The UNESCO statement also criticized the transformation of water from a natural resource into a marketable product.

“No longer an element to be revered and protected, it is a consumer product that we have shamefully neglected," it said.

A water report, Pipe Dreams, was also released by U.K.-based Tearfund on Wednesday to coincide with World Water Day.

In the report, the Evangelical Christian aid and development agency revealed that European Union aid for water and sanitation has declined year by year.

Tearfund made an urgent appeal for the doubling of aid to $30 billion (USD) for water and sanitation.

UNESCO chose as the theme for this year’s World Water Day “Water and Culture” – a theme that follows on from the cries of experts at the Mexico forum to decentralize water management and return to more traditional methods as the “intelligent” way to reform.

"Technology alone ... will not lead us to viable solutions," read a statement from UNESCO director general Koichiro Matsuura.

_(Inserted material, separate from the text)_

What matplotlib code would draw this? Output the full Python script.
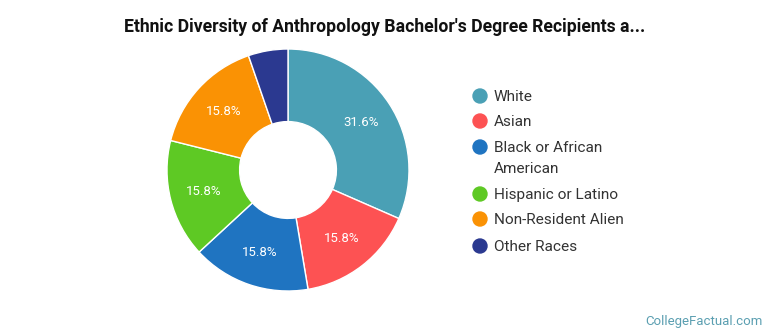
import matplotlib
matplotlib.use("Agg")
import matplotlib.pyplot as plt

categories = ["White", "Asian", "Black or African American", "Hispanic or Latino",
              "Non-Resident Alien", "Other Races"]
legend_labels = ["White", "Asian", "Black or African\nAmerican", "Hispanic or Latino",
                 "Non-Resident Alien", "Other Races"]
values = [31.6, 15.8, 15.8, 15.8, 15.8, 5.3]
colors = ["#4aa0b5", "#fd5253", "#1f74c1", "#5ec924", "#fa9204", "#2b3990"]

plt.rcParams['font.family'] = ['Roboto', 'DejaVu Sans']

W, H = 770, 335
fig = plt.figure(figsize=(W / 100, H / 100), dpi=100)

cx, cy, r = 288, 170, 121
ax = fig.add_axes([(cx - r) / W, (H - cy - r) / H, 2 * r / W, 2 * r / H])

wedges, texts, autotexts = ax.pie(
    values, colors=colors, startangle=90, counterclock=False, radius=1,
    wedgeprops=dict(width=0.6, edgecolor='white', linewidth=1),
    autopct=lambda p: f"{p:.1f}%" if p > 10 else "", pctdistance=0.72,
    textprops=dict(color='white', fontsize=9.5))
ax.set_xlim(-1, 1)
ax.set_ylim(-1, 1)
ax.set_aspect('equal')
ax.axis('off')

fig.text(0.5, 1 - 27 / H, "Ethnic Diversity of Anthropology Bachelor's Degree Recipients a...",
         ha='center', va='center', fontsize=12.7, fontweight='bold', color='#111111')

rows_y = [96, 121, 147, 194, 219, 246]
for lab, col, yy in zip(legend_labels, colors, rows_y):
    fig.patches.append(matplotlib.patches.Ellipse((480 / W, 1 - yy / H), 14 / W, 14 / H,
                                                  transform=fig.transFigure, color=col))
    fig.text(494 / W, 1 - (yy - 6) / H, lab, ha='left', va='top', fontsize=11.1,
             color='#333333', linespacing=1.65)

fig.text(763 / W, 1 - 321 / H, "CollegeFactual.com", ha='right', va='center',
         fontsize=9.5, color='#5b9fb1')

fig.savefig("out.png", dpi=100)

"It is vital that water management and governance take cultural traditions, indigenous practices and societal values into serious account" to reach "sustainable solutions that contribute to equity, peace and development," he said.

The U.N. study also indicted governments for the heavy subsidization of factors they are contributing considerably to environmental degradation and pollution, particularly pesticides and herbicide, water for irrigation and dam construction.

Areas already showing signs of the affect of water pollution are some of the gems of the natural world, including numerous regions across Southeast Asia, Caribbean coral reefs and river habitats, as well as east African rift Valley lakes.